US West Texas Intermediate (WTI) crude was at $61.84, down 37 cents, or 0.6 per cent.
Brent and WTI have slumped by 17.4 and 19.7 per cent respectively from recent peaks touched in early October.
Refinitiv Eikon data showed Iranian crude exports have fallen to 1 million barrels per day (bpd) so far in November, down from around 3 million bpd in mid-2018.
But Iran supply is expected to rise after November as waivers are used to start ordering more Iranian oil.
Japan's refiner JXTG Holdings said on Wednesday it might resume orders of Iranian oil in December.
In China, a flotilla of supertankers carrying around 9 million barrels of Iranian oil worth about $650 million is sitting outside Dalian port.

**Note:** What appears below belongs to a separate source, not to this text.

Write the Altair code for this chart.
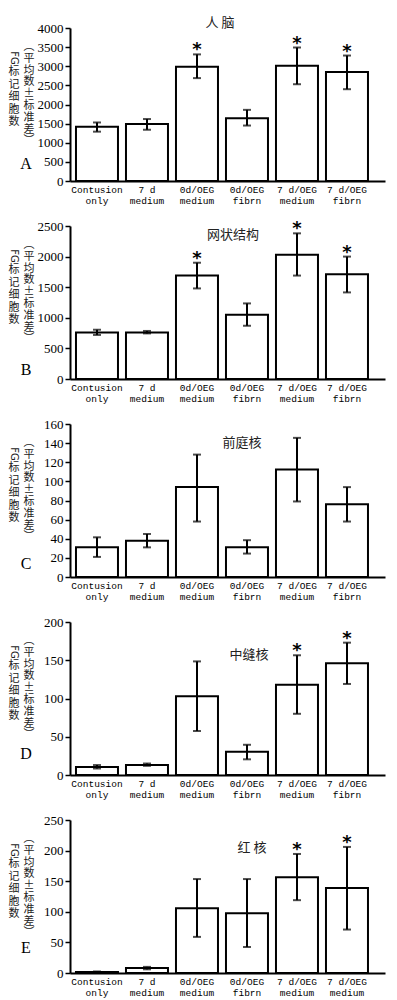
import json
import altair as alt
import pandas as pd

# ---------------- data ----------------
categories = ["Contusion\nonly", "7 d\nmedium", "0d/OEG\nmedium", "0d/OEG\nfibrn",
              "7 d/OEG\nmedium", "7 d/OEG\nfibrn"]
categories_e = ["Contusion\nonly", "7 d\nmedium", "0d/OEG\nmedium", "0d/OEG\nfibrn",
                "7 d/OEG\nmedium", "7 d/OEG\nmedium"]

titles = ["人  脑", "网状结构", "前庭核", "中缝核", "红   核"]
letters = ["A", "B", "C", "D", "E"]

a_mean = [1420, 1490, 2990, 1640, 3015, 2850]
a_low = [1290, 1340, 2690, 1450, 2530, 2400]
a_high = [1530, 1620, 3310, 1860, 3490, 3280]
a_star = [False, False, True, False, True, True]
a_ticks = [0, 500, 1000, 1500, 2000, 2500, 3000, 3500, 4000]

b_mean = [760, 760, 1690, 1050, 2030, 1710]
b_low = [720, 745, 1480, 870, 1690, 1415]
b_high = [805, 785, 1900, 1235, 2380, 2000]
b_star = [False, False, True, False, True, True]
b_ticks = [0, 500, 1000, 1500, 2000, 2500]

c_mean = [31, 38, 94, 31, 112.5, 76]
c_low = [21, 31, 58, 24.5, 79, 58]
c_high = [41.5, 45, 128, 38.5, 145.5, 94]
c_star = [False, False, False, False, False, False]
c_ticks = [0, 20, 40, 60, 80, 100, 120, 140, 160]

d_mean = [10.5, 13, 103, 30.5, 118, 146]
d_low = [8.5, 12, 57.5, 20.5, 80, 119]
d_high = [13, 15, 148.5, 39.5, 156.5, 173]
d_star = [False, False, False, False, True, True]
d_ticks = [0, 50, 100, 150, 200]

e_mean = [1.5, 8, 106, 97.5, 156.5, 139]
e_low = [0.5, 6, 59, 42.5, 119, 71]
e_high = [2.5, 10, 153.5, 153.5, 194.5, 206]
e_star = [False, False, False, False, True, True]
e_ticks = [0, 50, 100, 150, 200, 250]

ylabel_main = "标记细胞数"
ylabel_fg = "FG"
ylabel_paren = ["︵", "平", "均", "数", "±", "标", "准", "差", "︶"]

W, H = 315, 153
SERIF = "Liberation Serif"
MONO = "Liberation Mono"
CJK = "Noto Sans CJK SC"


def panel(cats, mean, low, high, star, ticks, title, letter, title_xy, letter_y):
    df = pd.DataFrame({"idx": list(range(len(cats))), "mean": mean,
                       "low": low, "high": high, "star": star})
    lab = json.dumps([c.split("\n") for c in cats], ensure_ascii=False)
    xscale = alt.Scale(paddingInner=0.16, paddingOuter=0.23, align=0.26)
    xaxis = alt.Axis(title=None, labelAngle=0, labelExpr=lab + "[datum.value]",
                     ticks=False, domainWidth=2, domainColor="black",
                     labelFont=MONO, labelFontSize=9.5, labelLineHeight=11,
                     labelPadding=3, labelColor="black", labelBaseline="top",
                     labelOverlap=False)
    yscale = alt.Scale(domain=[0, ticks[-1]], nice=False)
    yaxis = alt.Axis(title=None, values=ticks, grid=False, domainWidth=2,
                     domainColor="black", tickColor="black", tickWidth=1.5,
                     tickSize=5, labelFont=SERIF, labelFontSize=13, format="d",
                     labelPadding=2, labelColor="black", labelOverlap=False)
    base = alt.Chart(df)
    x = alt.X("idx:O", scale=xscale, axis=xaxis)

    def Y(f):
        return alt.Y(f, scale=yscale, axis=yaxis)

    bars = base.mark_bar(fill="white", stroke="black", strokeWidth=2).encode(
        x=x, y=Y("mean:Q"))
    rules = base.mark_rule(color="black", strokeWidth=2).encode(
        x=x, y=Y("low:Q"), y2="high:Q")
    cap_lo = base.mark_tick(color="black", thickness=2, size=8).encode(
        x=x, y=Y("low:Q"))
    cap_hi = base.mark_tick(color="black", thickness=2, size=8).encode(
        x=x, y=Y("high:Q"))
    stars = base.transform_filter("datum.star").mark_text(
        text="*", font="DejaVu Sans", fontWeight="bold", fontSize=18,
        baseline="alphabetic", dy=1, color="black").encode(
        x=x, y=Y("high:Q"))

    one = alt.Chart(pd.DataFrame({"k": [0]}))
    t_title = one.mark_text(text=title, font=CJK, fontSize=13, color="#222").encode(
        x=alt.value(title_xy[0]), y=alt.value(title_xy[1]))
    t_letter = one.mark_text(text=letter, font=SERIF, fontSize=16, color="black").encode(
        x=alt.value(-44), y=alt.value(letter_y))
    t_fg = one.mark_text(text=ylabel_fg, font="DejaVu Sans", fontSize=10, angle=90,
                         color="#222").encode(x=alt.value(-56), y=alt.value(30))
    t_main = one.mark_text(text=list(ylabel_main), font=CJK, fontSize=11, lineHeight=12.5,
                           baseline="top", color="#222").encode(
        x=alt.value(-56), y=alt.value(38))
    t_paren = one.mark_text(text=ylabel_paren, font=CJK, fontSize=11, lineHeight=11.8,
                            baseline="top", color="#222").encode(
        x=alt.value(-41), y=alt.value(13))
    return alt.layer(bars, rules, cap_lo, cap_hi, stars, t_title, t_letter,
                     t_fg, t_main, t_paren).properties(width=W, height=H)


pA = panel(categories, a_mean, a_low, a_high, a_star, a_ticks, titles[0], letters[0], (150, -5), 136)
pB = panel(categories, b_mean, b_low, b_high, b_star, b_ticks, titles[1], letters[1], (163, 9), 144)
pC = panel(categories, c_mean, c_low, c_high, c_star, c_ticks, titles[2], letters[2], (172, 19), 140)
pD = panel(categories, d_mean, d_low, d_high, d_star, d_ticks, titles[3], letters[3], (179, 33), 132)
pE = panel(categories_e, e_mean, e_low, e_high, e_star, e_ticks, titles[4], letters[4], (182, 28), 128)

chart = alt.vconcat(pA, pB, pC, pD, pE, spacing=45, bounds="flush").properties(
    padding={"left": 0, "top": 9, "right": 4, "bottom": 4},
    background="white",
).configure_view(stroke=None)

chart.save("out.html", embed_options={"renderer": "svg", "actions": False})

"With the waivers, prices can be managed in the $70-$80 per barrel range, with the upside at around $85 per barrel and the downside limited to $65 per barrel," FGE said.
WAVE OF SUPPLY
Output from the world's top-three producers Russia, the United States and Saudi Arabia, broke through 33 million bpd for the first time in October. These three countries now meet more than a third of global consumption.
Iraq, second-largest producer in the Organization of the Petroleum Exporting Countries (OPEC), plans to raise output to 5 million bpd in 2019, from 4.6 million bpd currently.
Inventories are also swelling.
U.S. crude stocks climbed by 7.8 million barrels in the week ending Nov. 2 to 432 million, data from the American Petroleum Institute showed on Tuesday.
J.P.Morgan said "global floating storage has increased by 3.6 million barrels since July '18 to 33.9 million barrels."
Despite the well-supplied market, J.P. Morgan still warned "the risk to supply remains very high" due to geopolitical risk and a "lack of spare capacity."
Part of this risk comes from Venezuela, where crude production is in "free-fall" and could soon drop below 1 million bpd, the International Energy Agency's Executive Director Fatih Birol said on Tuesday, down from the more than 2 million bpd it averaged last year.